-- begin GIVEN DATA --

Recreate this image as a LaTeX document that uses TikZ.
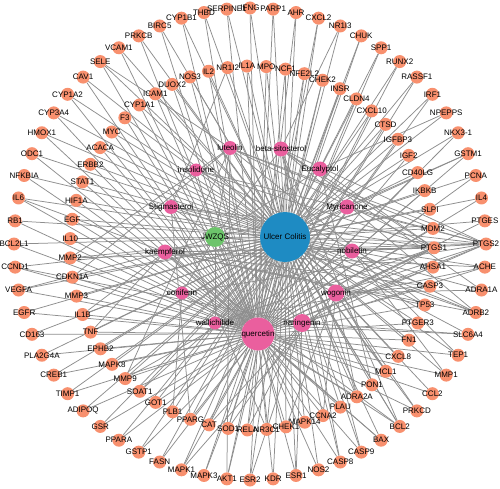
\documentclass[tikz,border=0pt]{standalone}
\usepackage{fontspec}
\setmainfont{Liberation Sans}
\pgfdeclarelayer{bg}
\pgfsetlayers{bg,main}
\definecolor{tgt}{HTML}{F8906E}
\definecolor{cmp}{HTML}{EA5F9E}
\definecolor{herb}{HTML}{6DC46B}
\definecolor{dis}{HTML}{1E8BC3}
\definecolor{edgec}{HTML}{8E8E8E}
\tikzset{
  lbl/.style={font=\fontsize{8}{9}\selectfont, text=black, inner sep=0pt},
  tnode/.style={circle, fill=tgt, minimum size=13pt, inner sep=0pt},
  cnode/.style={circle, fill=cmp, minimum size=#1, inner sep=0pt},
  hnode/.style={circle, fill=herb, minimum size=20pt, inner sep=0pt},
  dnode/.style={circle, fill=dis, minimum size=50pt, inner sep=0pt},
  link/.style={draw=edgec, line width=0.75pt},
}
\begin{document}
\begin{tikzpicture}[x=1pt,y=-1pt]
\useasboundingbox (0,0) rectangle (500,489);
% outer ring of targets
\foreach \nm [count=\k from 0] in {IFNG,PARP1,AHR,CXCL2,NR1I3,CHUK,SPP1,RUNX2,RASSF1,IRF1,NPEPPS,NKX3-1,GSTM1,PCNA,IL4,PTGES,PTGS2,ACHE,ADRA1A,ADRB2,SLC6A4,TEP1,MMP1,CCL2,PRKCD,BCL2,BAX,CASP9,CASP8,NOS2,ESR1,KDR,ESR2,AKT1,MAPK3,MAPK1,FASN,GSTP1,PPARA,GSR,ADIPOQ,TIMP1,CREB1,PLA2G4A,CD163,EGFR,VEGFA,CCND1,BCL2L1,RB1,IL6,NFKBIA,ODC1,HMOX1,CYP3A4,CYP1A2,CAV1,SELE,VCAM1,PRKCB,BIRC5,CYP1B1,THBD,SERPINE1}{
  \pgfmathsetmacro\ang{90-5.625*\k}
  \node[tnode, label={[lbl]center:\nm}] (o\k) at ({250+236*cos(\ang)},{244-236*sin(\ang)}) {};
}
% inner ring of targets
\foreach \nm [count=\k from 0] in {IL1A,MPO,NCF1,NFE2L2,CHEK2,INSR,CLDN4,CXCL10,CTSD,IGFBP3,IGF2,CD40LG,IKBKB,SLPI,MDM2,PTGS1,AHSA1,CASP3,TP53,PTGER3,FN1,CXCL8,MCL1,PON1,ADRA2A,PLAU,CCNA2,MAPK14,CHEK1,NR3C1,RELA,SOD1,CAT,PPARG,PLB1,GOT1,SOAT1,MMP9,MAPK8,EPHB2,TNF,IL1B,MMP3,CDKN1A,MMP2,IL10,EGF,HIF1A,STAT1,ERBB2,ACACA,MYC,F3,CYP1A1,ICAM1,DUOX2,NOS3,IL2,NR1I2}{
  \pgfmathsetmacro\ang{91.6-6.1017*\k}
  \node[tnode, label={[lbl]center:\nm}] (i\k) at ({252+182*cos(\ang)},{248-182*sin(\ang)}) {};
}
% compounds
\node[cnode=14pt, label={[lbl]center:luteolin}] (lut) at (230,148) {};
\node[cnode=15pt, label={[lbl]center:beta-sitosterol}] (bsi) at (281,149) {};
\node[cnode=15pt, label={[lbl]center:Eucalyptol}] (euc) at (320,169) {};
\node[cnode=15pt, label={[lbl]center:Myricanone}] (myr) at (347,207) {};
\node[cnode=15pt, label={[lbl]center:nobiletin}] (nob) at (352,251) {};
\node[cnode=17pt, label={[lbl]center:wogonin}] (wog) at (336,293) {};
\node[cnode=18pt, label={[lbl]center:naringenin}] (nar) at (302,323) {};
\node[cnode=33pt, label={[lbl]center:quercetin}] (que) at (258,334) {};
\node[cnode=13pt, label={[lbl]center:wallichilide}] (wal) at (215,323) {};
\node[cnode=13pt, label={[lbl]center:coniferin}] (con) at (182,293) {};
\node[cnode=15pt, label={[lbl]center:kaempferol}] (kae) at (165,252) {};
\node[cnode=14pt, label={[lbl]center:Stigmasterol}] (sti) at (171,207) {};
\node[cnode=13pt, label={[lbl]center:insolidone}] (ins) at (196,170) {};
\node[hnode, label={[lbl]center:JWZQS}] (jw) at (215,237) {};
\node[dnode, label={[lbl]center:Ulcer Colitis}] (uc) at (285,237) {};
\begin{pgfonlayer}{bg}
  \fill[white] (0,0) rectangle (500,489);
  \foreach \k in {0,...,63} \draw[link] (uc) -- (o\k);
  \foreach \k in {0,...,58} \draw[link] (uc) -- (i\k);
  \foreach \c in {lut,bsi,euc,myr,nob,wog,nar,que,wal,con,kae,sti,ins} \draw[link] (jw) -- (\c);
  \foreach \k in {0,1,2,3,5,6,7,8,9,11,12,13,14,15,16,21,22,23,24,25,26,27,28,29,30,31,32,33,34,35,36,37,38,39,40,41,42,43,44,45,46,47,48,49,50,51,52,53,54,55,56,57,58,59,60,61,62,63} \draw[link] (que) -- (o\k);
  \foreach \k in {0,1,2,3,4,5,6,7,8,9,10,11,12,13,14,15,16,17,18,19,20,21,22,25,26,27,28,29,30,31,32,33,35,37,38,39,40,41,42,43,44,45,46,47,48,49,50,51,52,53,54,55,56,57} \draw[link] (que) -- (i\k);
  \foreach \t in {o16,i15,o19,o17,i17,o26,o25,i40,o50,o46,i41,i18} \draw[link] (kae) -- (\t);
  \foreach \t in {o16,i15,o33,i18,i44,i37,i43,o25,i14,o57} \draw[link] (lut) -- (\t);
  \foreach \t in {o16,i15,o18,i17,i22,i26,i28,o35,i24,o24} \draw[link] (wog) -- (\t);
  \foreach \t in {o16,i15,o17,o20,o30,o32,i32,i31,o47,i30} \draw[link] (nar) -- (\t);
  \foreach \t in {o16,i15,i37,i44,o22,o21} \draw[link] (nob) -- (\t);
  \foreach \t in {o16,i15,o18,o19,i24,o25,o27,o28,o4} \draw[link] (bsi) -- (\t);
  \foreach \t in {o16,i15,o19,i33,i29,i58} \draw[link] (sti) -- (\t);
  \foreach \t in {o16,o12,i36} \draw[link] (myr) -- (\t);
  \foreach \t in {o10,i23,i15} \draw[link] (euc) -- (\t);
  \foreach \t in {o16,i15,o19} \draw[link] (ins) -- (\t);
  \foreach \t in {o16,i34,i24} \draw[link] (con) -- (\t);
  \foreach \t in {o17,i15,o20} \draw[link] (wal) -- (\t);
\end{pgfonlayer}
\end{tikzpicture}
\end{document}
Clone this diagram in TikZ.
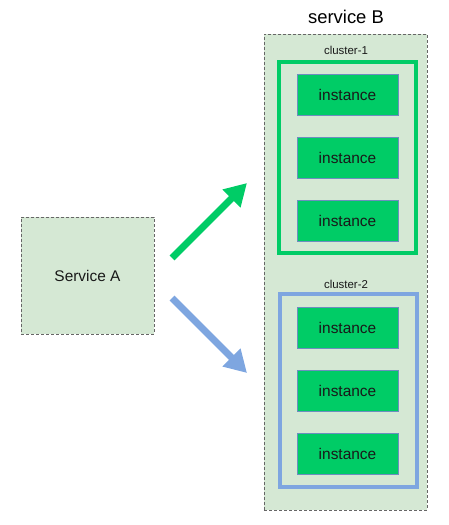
\documentclass[tikz,border=0pt]{standalone}
\usepackage{fontspec}
\setmainfont{Liberation Sans}
\usetikzlibrary{arrows.meta}
\definecolor{paleleaf}{RGB}{213,232,212}
\definecolor{leaf}{RGB}{0,204,102}
\definecolor{skyline}{RGB}{126,166,224}
\definecolor{slate}{RGB}{108,142,191}
\definecolor{ink}{RGB}{25,25,25}

\begin{document}
\begin{tikzpicture}[x=1bp, y=-1bp,
  svc/.style={draw=black!60, fill=paleleaf, dash pattern=on 3bp off 2bp,
    line width=0.8bp, inner sep=0pt},
  frame/.style={line width=3.5bp, inner sep=0pt, minimum width=137bp},
  inst/.style={draw=slate, fill=leaf, line width=0.8bp,
    minimum width=101bp, minimum height=41bp, inner sep=0pt,
    font=\fontsize{15.5}{18}\selectfont, text=ink},
  lbl/.style={font=\fontsize{11.5}{14}\selectfont, text=ink},
  flow/.style={-{Triangle[length=22bp, width=24bp]}, line width=7bp},
]
  \useasboundingbox (0,0) rectangle (449,525);
  % service B with its two clusters
  \node[svc, minimum width=163bp, minimum height=476bp] (svcB) at (345.5,272) {};
  \node[font=\fontsize{18.5}{22}\selectfont, text=black] (titleB) at (346,17) {service B};
  \node[lbl] (c1lbl) at (346,50) {cluster-1};
  \node[frame, draw=leaf, minimum height=191bp] (c1) at (347.5,157.5) {};
  \node[lbl] (c2lbl) at (346,284) {cluster-2};
  \node[frame, draw=skyline, minimum height=193bp] (c2) at (348.5,390.5) {};
  \node[inst] (i11) at (347.5,94.5) {instance};
  \node[inst] (i12) at (347.5,157.5) {instance};
  \node[inst] (i13) at (347.5,221) {instance};
  \node[inst] (i21) at (347.5,327.5) {instance};
  \node[inst] (i22) at (347.5,390.5) {instance};
  \node[inst] (i23) at (347.5,454) {instance};
  % service A
  \node[svc, minimum width=133bp, minimum height=117bp,
    font=\fontsize{15.5}{18}\selectfont, text=ink] (svcA) at (87.5,275.5) {Service A};
  % routing arrows
  \coordinate (upT) at (172,258);
  \coordinate (upH) at (247,183);
  \coordinate (dnT) at (172,298);
  \coordinate (dnH) at (247,373);
  \draw[flow, leaf] (upT) -- (upH);
  \draw[flow, skyline] (dnT) -- (dnH);
\end{tikzpicture}
\end{document}
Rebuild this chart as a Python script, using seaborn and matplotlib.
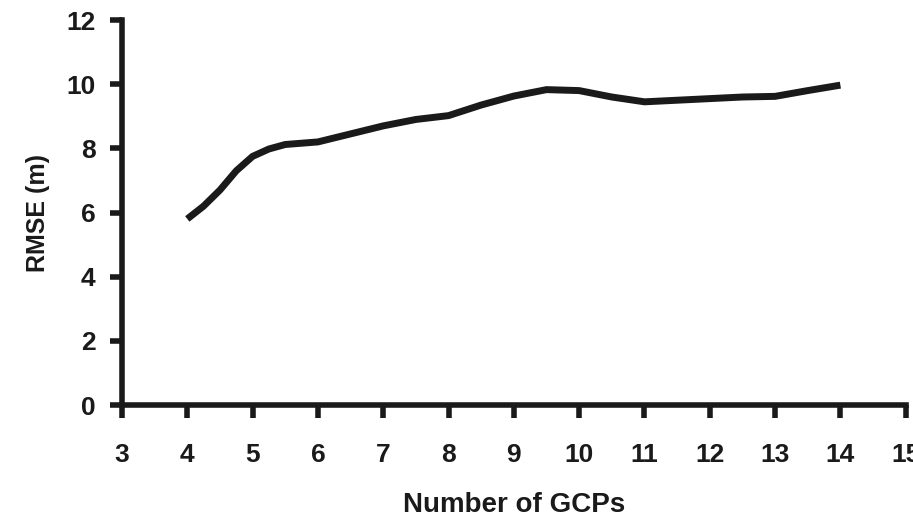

-- end GIVEN DATA --

**AIM:** In the entries above, find the lines containing the word "this" and say how many there are, with no other words.

**THE COMPLETED TASK:** 3